The economic result of these policies is disappointing. Although there have been exceptions, comparing the last 20 years under globalization with the previous 20, world growth has slowed, poverty has risen, and inequality has grown. Despite efforts by supporters of unregulated trade to paint a rosy picture, the facts are stark. As another forthcoming EPI report will show, poverty remains widespread and is growing in Eastern Europe, Central Asia, sub-Saharan Africa, and Latin America. In 1980, 400 million people — the poorest 10 percent of the world — lived on an average of 72 cents a day or less; the same number had only 79 cents a day or less to live on in 1990, and just 78 cents a day or less in 1999. And those numbers are even bleaker when inflation is factored in.

The gap between rich and poor has grown dramatically, which is troubling news not only from a humanitarian viewpoint but also because of its potential for global destabilization. In 1980 median income in the richest 10 percent of countries was 77 times greater than in the poorest 10 percent; by 1999 that income gap had grown to 122 times. The evidence is clear that liberalized trade and capital flows have led to more, not less, poverty and inequality in many parts of the world.

Promoters of a forced march to free markets dismiss these trends as “transition” problems. In the long run, they say, everyone will ultimately benefit. Perhaps. But even in advanced countries the capitalist process of “creative destruction” generates insecurity and pain. In Third World countries it rips up communities, families and implicit social contracts that in many cases have been in force for a thousand years. And it creates a swamp of hopelessness that breeds the bin Ladens of the world.

Iran is a case in point. The militant Islamic regime was a reaction to the Western values of the U.S.-backed Shah, a model economic reformer. His attempt to impose an American-style agribusiness displaced masses of small farmers and their families who turned to the ayatollahs — not because of some theological conversion, but because they had been set adrift in an open, deregulated economy in which they could not compete.

This is not an argument for protection or isolation. But the world has changed, perhaps forever. It is now generally acknowledged that we need to rethink our national security policies, our budget priorities, our judicial processes and our foreign policy.
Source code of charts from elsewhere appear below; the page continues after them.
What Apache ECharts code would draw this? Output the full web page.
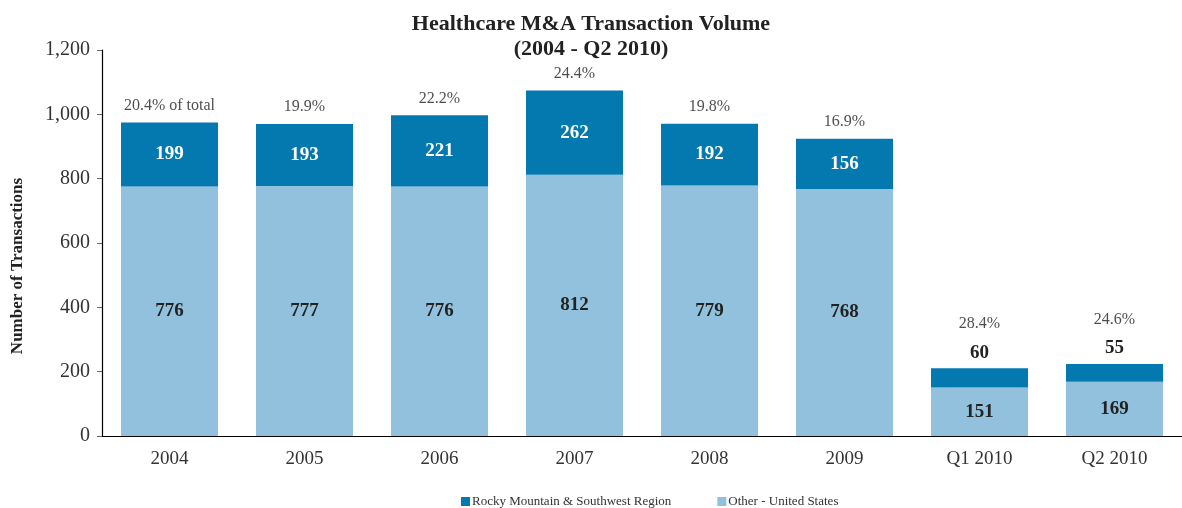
<!DOCTYPE html>
<html>
<head>
<meta charset="utf-8">
<script src="https://cdn.jsdelivr.net/npm/echarts@6/dist/echarts.min.js"></script>
<style>
  html, body { margin: 0; padding: 0; background: #fff; }
  #chart { width: 1182px; height: 508px; }
</style>
</head>
<body>
<div id="chart"></div>
<script>
const categories = ['2004', '2005', '2006', '2007', '2008', '2009', 'Q1 2010', 'Q2 2010']
const rockyMountain = [199, 193, 221, 262, 192, 156, 60, 55]
const otherUS = [776, 777, 776, 812, 779, 768, 151, 169]
const shareLabels = ['20.4% of total', '19.9%', '22.2%', '24.4%', '19.8%', '16.9%', '28.4%', '24.6%']
const yTicks = [0, 200, 400, 600, 800, 1000, 1200]

const darkBlue = '#0479AF'
const lightBlue = '#92C1DD'
const font = 'Liberation Serif'

const chart = echarts.init(document.getElementById('chart'))

// small quarters get their value above the bar in black
const rockyData = rockyMountain.map((v, i) => {
  if (i < 6) return v
  return {
    value: v,
    label: { position: 'top', color: '#222', distance: 6 }
  }
})

const totals = rockyMountain.map((v, i) => v + otherUS[i])
const shareData = totals.map((v, i) => ({
  value: v,
  label: { distance: i < 6 ? 9 : 36 }
}))

chart.setOption({
  animation: false,
  textStyle: { fontFamily: font },
  title: {
    text: 'Healthcare M&A Transaction Volume\n(2004 - Q2 2010)',
    left: 'center',
    top: 7,
    textStyle: { fontFamily: font, fontSize: 22, fontWeight: 'bold', color: '#222', lineHeight: 25 }
  },
  graphic: [{
    type: 'text',
    x: 18,
    y: 266,
    rotation: Math.PI / 2,
    style: {
      text: 'Number of Transactions',
      font: 'bold 17px "Liberation Serif"',
      fill: '#222',
      align: 'center',
      verticalAlign: 'middle'
    }
  }],
  legend: {
    bottom: -5,
    left: 456,
    itemWidth: 9,
    itemHeight: 9,
    itemGap: 46,
    icon: 'rect',
    data: ['Rocky Mountain & Southwest Region', 'Other - United States'],
    textStyle: { fontFamily: font, fontSize: 13, color: '#333', padding: [0, 0, 0, -3] }
  },
  grid: { left: 102, right: -3, top: 50, bottom: 72 },
  xAxis: {
    type: 'category',
    data: categories,
    axisLine: { lineStyle: { color: '#000', width: 1.2 } },
    axisTick: { length: 5, lineStyle: { color: '#666' } },
    axisLabel: { fontFamily: font, fontSize: 19, color: '#333', margin: 14 }
  },
  yAxis: {
    type: 'value',
    min: yTicks[0],
    max: yTicks[yTicks.length - 1],
    interval: 200,
    splitLine: { show: false },
    axisLine: { show: true, lineStyle: { color: '#000', width: 1.2 } },
    axisTick: { show: true, length: 5, lineStyle: { color: '#666' } },
    axisLabel: {
      fontFamily: font, fontSize: 20, color: '#333', margin: 12,
      formatter: v => v.toLocaleString('en-US')
    }
  },
  series: [
    {
      name: 'Other - United States',
      type: 'bar',
      stack: 'total',
      barWidth: 97,
      itemStyle: { color: lightBlue },
      label: { show: true, position: 'inside', fontFamily: font, fontSize: 19, fontWeight: 'bold', color: '#222' },
      data: otherUS
    },
    {
      name: 'Rocky Mountain & Southwest Region',
      type: 'bar',
      stack: 'total',
      barWidth: 97,
      itemStyle: { color: darkBlue },
      label: { show: true, position: 'inside', fontFamily: font, fontSize: 19, fontWeight: 'bold', color: '#fff' },
      data: rockyData
    },
    {
      name: 'share',
      type: 'scatter',
      symbolSize: 0,
      silent: true,
      label: {
        show: true,
        position: 'top',
        fontFamily: font,
        fontSize: 16,
        color: '#222',
        formatter: p => shareLabels[p.dataIndex]
      },
      data: shareData
    }
  ]
})
</script>
</body>
</html>
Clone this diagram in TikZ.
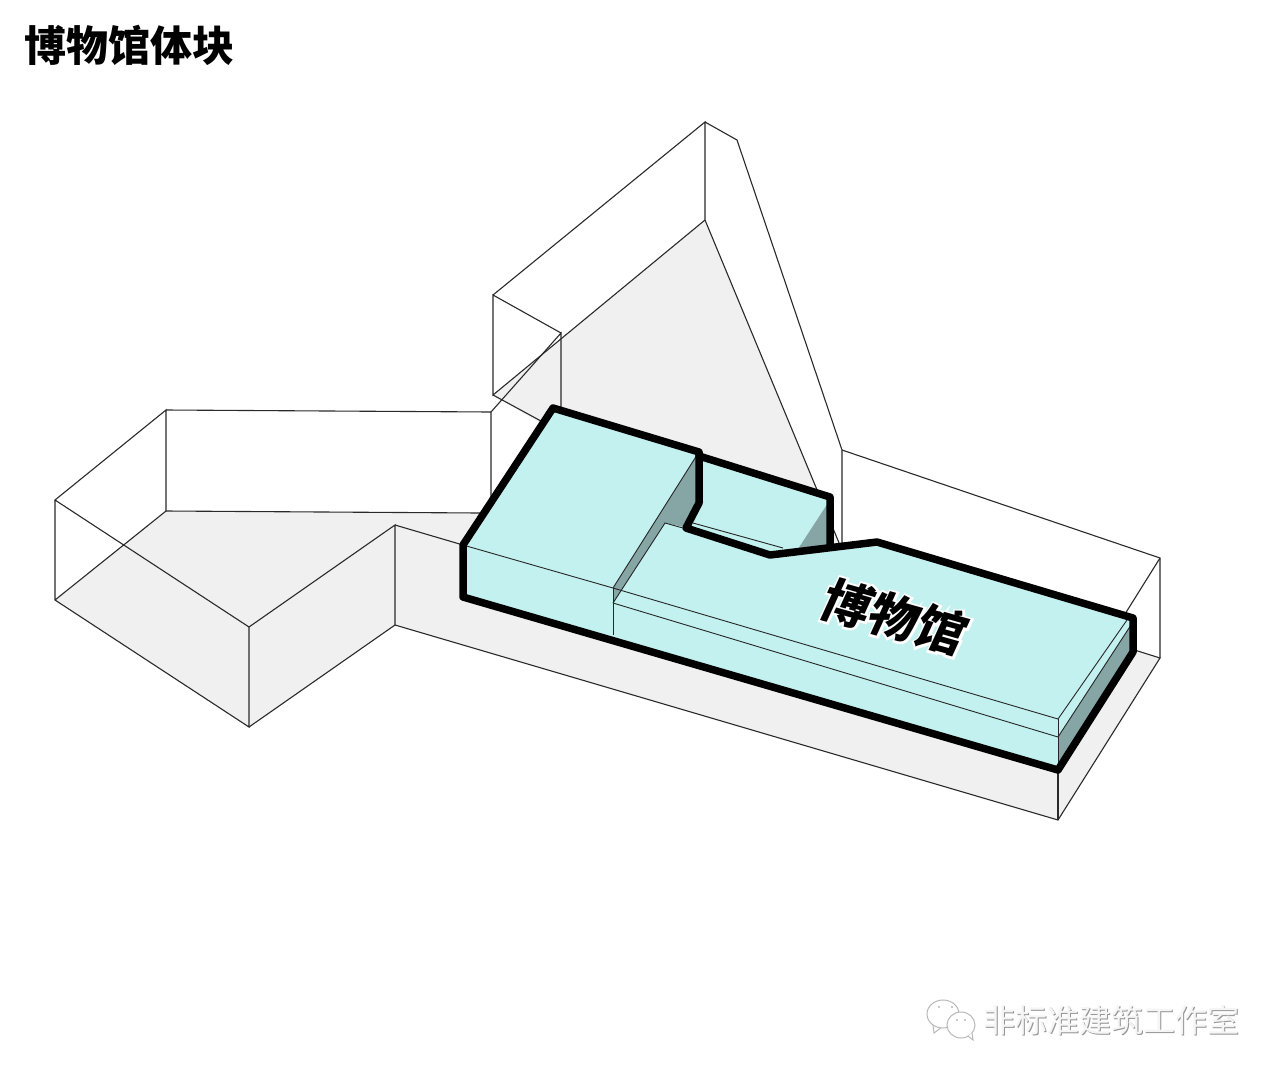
\documentclass[tikz,border=0pt]{standalone}
\usepackage{fontspec}
\newfontfamily\cjk{Noto Sans CJK SC}
\newfontfamily\cjkhalo{Noto Sans CJK SC}[FakeBold=9]
\definecolor{floorgray}{HTML}{F0F0F0}
\definecolor{museumcyan}{HTML}{C2F1F0}
\definecolor{museumdark}{HTML}{86A5A5}
\definecolor{wirecol}{HTML}{2A2A2A}
\tikzset{
  wire/.style={draw=wirecol,line width=1.1pt,line join=miter},
  thinedge/.style={draw=black!85,line width=0.9pt},
  thick outline/.style={draw=black,line width=7.5pt,line join=round,line cap=round},
  wmshadow/.style={text=black!42,font=\cjk\fontsize{32}{32}\selectfont,inner sep=0pt},
  wmface/.style={text=black!4,font=\cjk\fontsize{32}{32}\selectfont,inner sep=0pt},
  bubble/.style={draw=black!28,line width=1pt,fill=white},
}
\begin{document}
\begin{tikzpicture}[x=1pt,y=-1pt]
\useasboundingbox (0,0) rectangle (1280,1077);
\fill[white] (0,0) rectangle (1280,1077);
% ground
\fill[floorgray] (55,600)--(166,511)--(491,513)--(491,520)--(552,430)--(493,395)--(705,220)--(842,550)--(1135,650)--(1160,658)--(1058,820)--(395,625)--(249,727)--cycle;
% wireframe
\draw[wire] (55,500)--(55,600)--(249,727)--(249,627)--(55,500)--(166,410)--(166,511)--(55,600);
\draw[wire] (166,410)--(491,412)--(491,520);
\draw[wire] (166,511)--(480,513);
\draw[wire] (249,627)--(395,525)--(395,625)--(249,727);
\draw[wire] (395,525)--(480,550);
\draw[wire] (395,625)--(1058,820)--(1160,658)--(1125,647);
\draw[wire] (1058,720)--(1058,820);
\draw[wire] (491,412)--(561,333)--(561,420);
\draw[wire] (561,333)--(493,295)--(493,395)--(705,220)--(705,122)--(493,295);
\draw[wire] (493,395)--(552,427);
\draw[wire] (705,122)--(737,140)--(842,450)--(842,552);
\draw[wire] (705,220)--(842,550);
\draw[wire] (842,450)--(1160,558)--(1160,658);
\draw[wire] (1160,558)--(1120,622);
% museum
\fill[museumcyan] (463,545)--(553,408)--(699,452)--(830,497)--(830,545)--(877,542)--(1133,618)--(1133,652)--(1058,770)--(463,597)--cycle;
\fill[museumdark] (613,588)--(697,455)--(697,503)--(684,527)--(665,523)--(613,603)--cycle;
\fill[museumdark] (828,503)--(828,546)--(798,549)--cycle;
\fill[museumdark] (1058,737)--(1131,625)--(1131,652)--(1058,765)--cycle;
\draw[thinedge] (463,545)--(613,588)--(1058,719)--(1127,620);
\draw[thinedge] (613,603)--(1058,737)--(1131,625);
\draw[thinedge] (613,588)--(613,635);
\draw[thinedge] (613,588)--(697,455);
\draw[thinedge] (613,603)--(665,523)--(690,530);
\draw[thinedge] (693,523)--(783,548);
\draw[thinedge] (1058,719)--(1058,765);
% thick outline
\draw[thick outline] (463,545)--(553,408)--(699,452)--(699,503)--(686,528)--(770,555)--(877,542)--(1133,618)--(1133,652)--(1058,770)--(463,597)--cycle;
\draw[thick outline] (699,456)--(830,497)--(830,546);
% label on the roof
\begin{scope}[shift={(895,617)}]
\node (roofHalo) [text=white,inner sep=0pt,font=\cjkhalo\bfseries\fontsize{49}{49}\selectfont,cm={0.96,-0.27,0.42,0.92,(0,0)}] at (0,0) {博物馆};
\node (roofLabel) [text=black,inner sep=0pt,font=\cjk\bfseries\fontsize{49}{49}\selectfont,cm={0.96,-0.27,0.42,0.92,(0,0)}] at (0,0) {博物馆};
\end{scope}
% title
\node (title) [text=black,inner sep=0pt,font=\cjk\bfseries\fontsize{42}{42}\selectfont] at (129.5,45) {博物馆体块};
% watermark
\draw[bubble] (933,1025)--(934,1033)--(942,1027);
\draw[bubble] (943,1014) ellipse (16 and 14);
\draw[bubble] (961,1025) ellipse (14 and 13);
\draw[bubble] (968,1036)--(973,1040)--(972,1033);
\fill[black!28] (939,1007) circle (1.2) (952,1007) circle (1.2) (957,1020) circle (1.2) (965,1020) circle (1.2);
\node[wmshadow] at (1112,1021) {非标准建筑工作室};
\node (watermark) [wmface] at (1111.2,1020.2) {非标准建筑工作室};
\end{tikzpicture}
\end{document}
Similarly, before rushing through an agenda that was problematic even before September 11, we need a thorough review of the way in which our policies may be contributing to the dangerous destabilization of Third World societies, and the future destabilization of the United States.

I might suggest that you consider that the Joint Economic Committee undertake this responsibility.

As in the past, our institute will be happy to assist the Congress in deliberating these issues.

Sincerely,

Jeff Faux
President

Jeff Faux is a president of the Economic Policy Institute.